The president of the Seafarers' International Union told a Senate subcommittee yesterday that the United States is forfeiting millions of dollars in international coal trade, and is running the risk of losing future foreign coal markets, because it has no comprehensive coal transportation policy.
"In 1979, this country spent nearly $5 billion on foreign transportation services," partly because domestic port and shipping facilities were too inadequate to handle the 64.7 million metric tons of U.S. coal exported that year, said Frank Drozak, who is also president of the Maritime Trades Department of the AFL-CIO.
The money paid to the foreign-flag ships to carry coal and other "crucial bulk commodities" is money that "leaves our country permanently" and "minimizes the gains received" on international coal sales, Drozak said in testimony before the Senate subcommittee on economic policy at a hearing in Baltimore.
He said the "upcoming coal trade will provide the United States with opportunities to achieve . . . stimulation of our economy and the enhancement of our national security through energy independence. . . ." But the nation must make a financial commitment to improve its railways, inland waterways, ports, and commercial, ocean-going vessels if it is to take advantage of the growing international coal market, Drozak said.
Coal accounted for 37 percent of world energy production in 1960, but dropped to 18 percent by 1977, according to a report by the Washington-based Transportation Institute, a management association representing 174 U.S.-flag shipping companies.
But the institute said rising oil prices reducing availability of oil supplies has increased world demand for coal, and that coal will costitute between 25 percent to 32 percent of the world's total energy use by the year 2000.
"To seize the opportunities before us . . . the United States must become a competitive and reliable supplier" of coal, the union leader said in a statement that struck some domestic coal industry sources as being ironic.

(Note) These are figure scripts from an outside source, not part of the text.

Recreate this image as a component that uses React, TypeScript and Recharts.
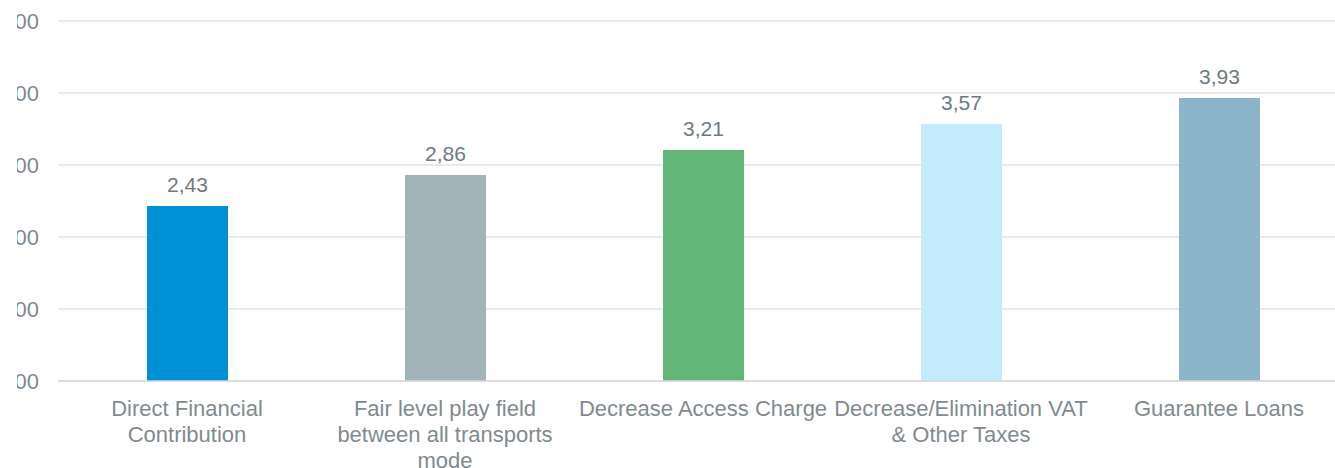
import React from 'react';
import { BarChart, Bar, XAxis, YAxis, CartesianGrid, Cell, LabelList, Text } from 'recharts';

const categories = [
  'Direct Financial Contribution',
  'Fair level play field between all transports mode',
  'Decrease Access Charge',
  'Decrease/Elimination VAT & Other Taxes',
  'Guarantee Loans',
];
const scores = [2.43, 2.86, 3.21, 3.57, 3.93];
const barColors = ['#0090D5', '#A2B3B9', '#63B677', '#C4EBFB', '#8DB5C9'];
const yTicks = [0, 1, 2, 3, 4, 5];

const FONT = '"Liberation Sans", Arial, sans-serif';
const AXIS_TEXT = '#7F8B90';
const LABEL_TEXT = '#6E7A80';

const fmt = (v: number) => v.toFixed(2).replace('.', ',');

const chartData = categories.map((name, i) => ({ name, value: scores[i] }));

// the measuring span needs a px string, a bare number is dropped
const CategoryTick = ({ x, y, payload }: any) => (
  <Text
    x={x}
    y={y}
    width={262}
    textAnchor="middle"
    verticalAnchor="start"
    lineHeight={26}
    fontSize={22}
    fontFamily={FONT}
    fill={AXIS_TEXT}
    style={{ fontSize: '22px', fontFamily: FONT }}
  >
    {payload.value}
  </Text>
);

const App: React.FC = () => {
  return (
    <div style={{ position: 'absolute', left: 17, top: 0, width: 1318, height: 468, overflow: 'hidden', background: '#fff' }}>
      <div style={{ position: 'absolute', left: -17, top: 0 }}>
        <BarChart width={1348} height={468} data={chartData} margin={{ top: 21, right: 0, left: 0, bottom: 7 }}>
          <CartesianGrid vertical={false} stroke="#E2E2E2" strokeWidth={1.5} />
          <XAxis
            dataKey="name"
            interval={0}
            height={80}
            tickSize={0}
            tickMargin={19}
            axisLine={{ stroke: '#D9D9D9', strokeWidth: 1.5 }}
            tickLine={false}
            tick={<CategoryTick />}
          />
          <YAxis
            domain={[0, 5]}
            ticks={yTicks}
            width={58}
            tickSize={0}
            tickMargin={19}
            axisLine={false}
            tickLine={false}
            tickFormatter={fmt}
            tick={{ fontSize: 22, fontFamily: FONT, fill: AXIS_TEXT }}
          />
          <Bar dataKey="value" barSize={81} isAnimationActive={false}>
            {chartData.map((entry, index) => (
              <Cell key={`cell-${index}`} fill={barColors[index]} />
            ))}
            <LabelList
              dataKey="value"
              position="top"
              offset={14}
              formatter={(v: any) => fmt(Number(v))}
              style={{ fontSize: 21, fontFamily: FONT, fill: LABEL_TEXT }}
            />
          </Bar>
        </BarChart>
      </div>
    </div>
  );
};

export default App;
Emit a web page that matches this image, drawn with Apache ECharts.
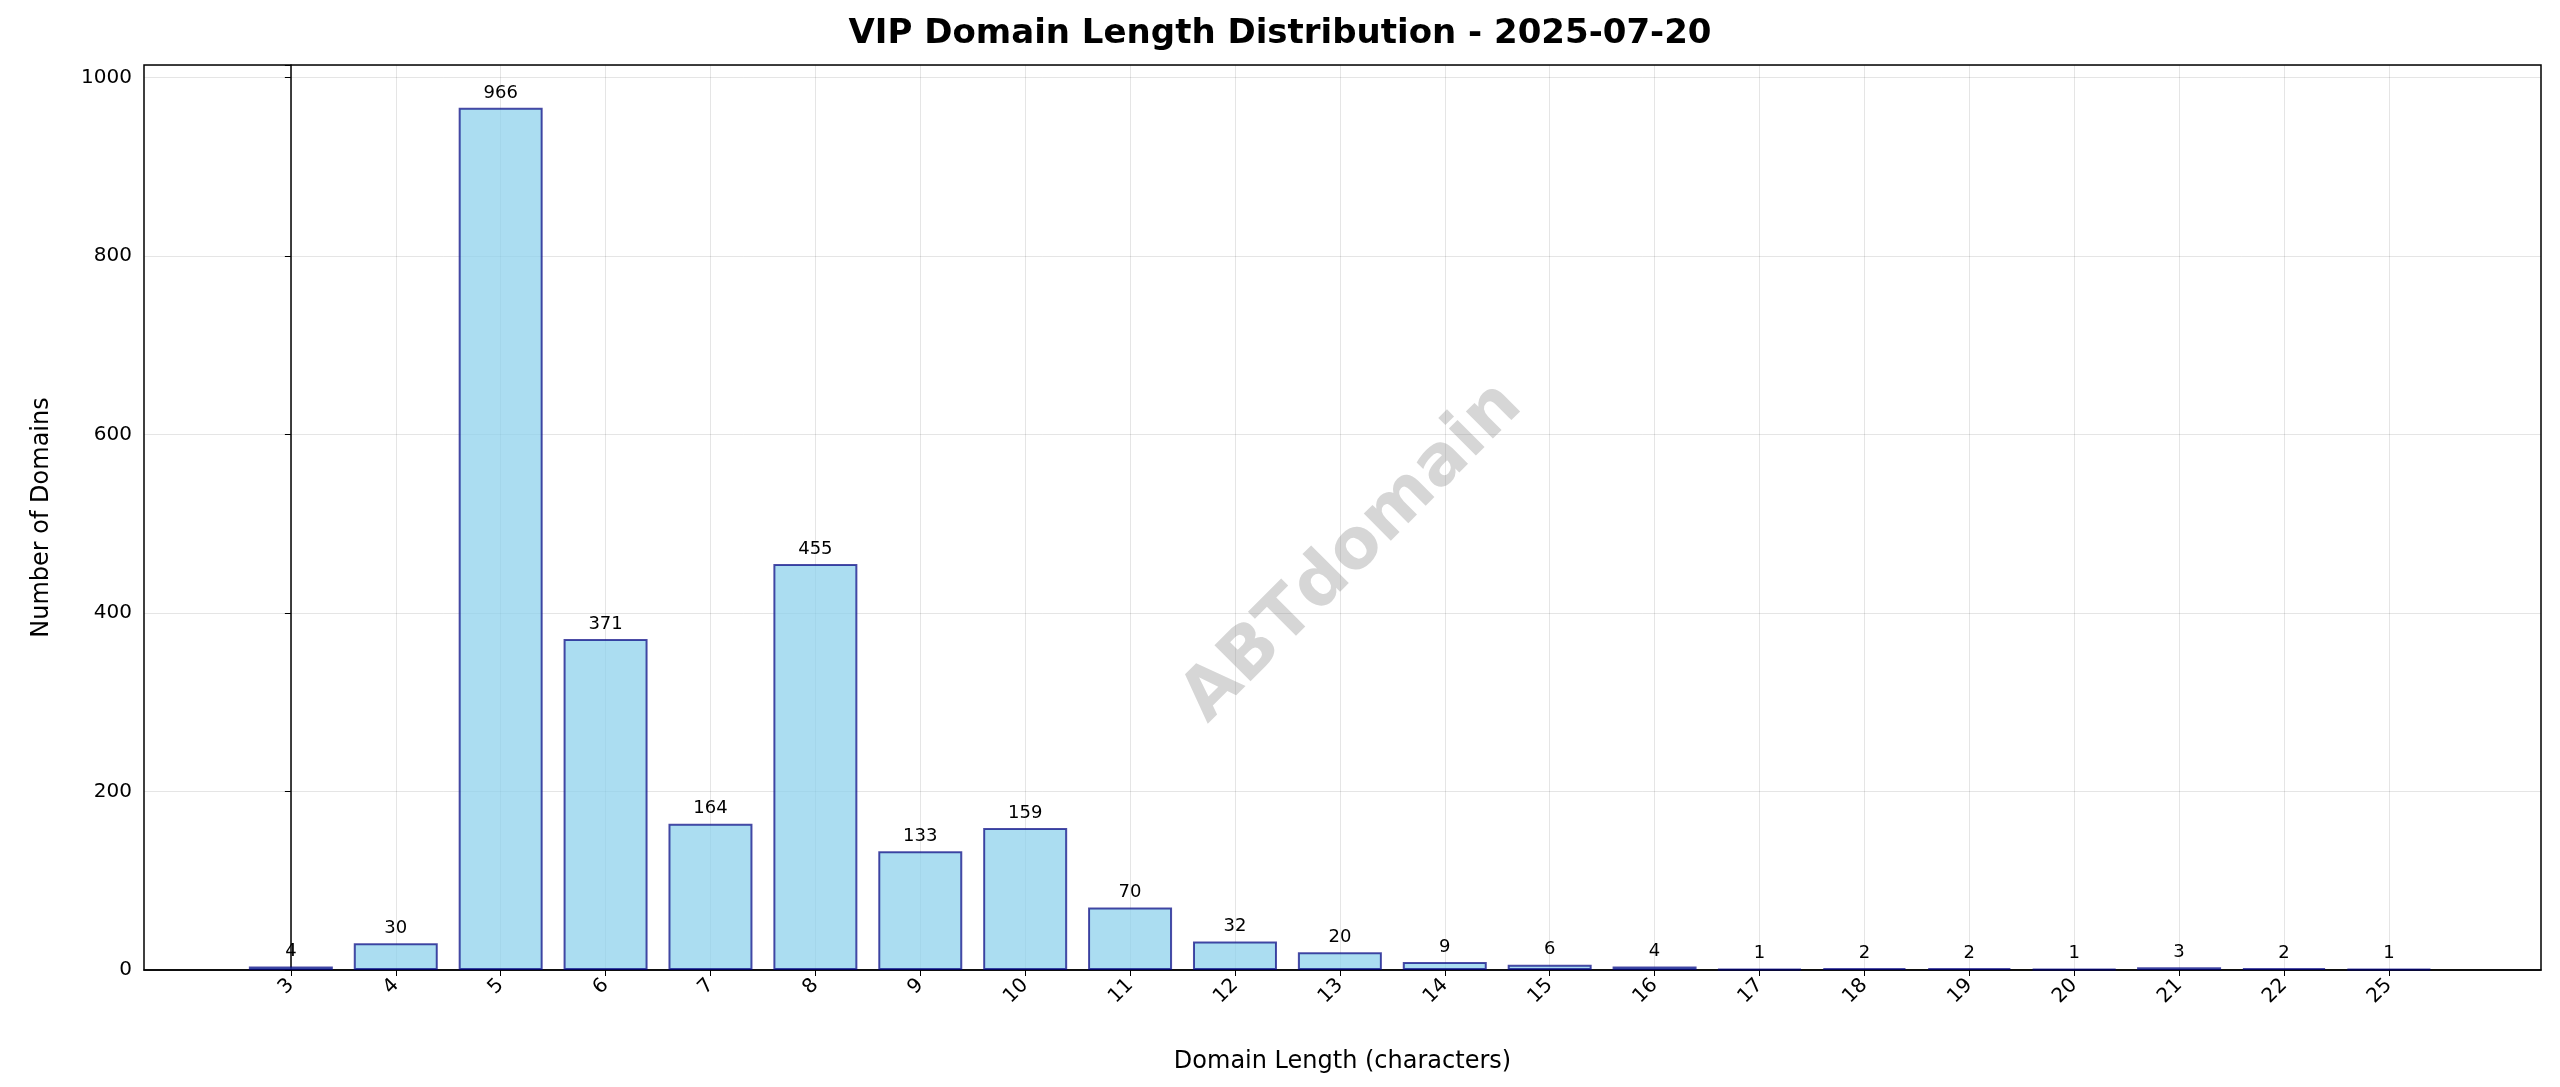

A source at the Washington-based National Coal Association, an industry lobbying group, agreed with Drozak's contention that the U.S. isn't exploiting "idle capacity in the coal industry" because it doesn't have the wherewithal to ship larger volumes of mostly steam-gathering coal overseas. But the current strike by the independent United Mine Workers against eastern coal producers, where much of the domestic steam coal is mined, is also hurting foreign buyers' confidence in the reliability of U.S. coal suppliers, the NCA source said.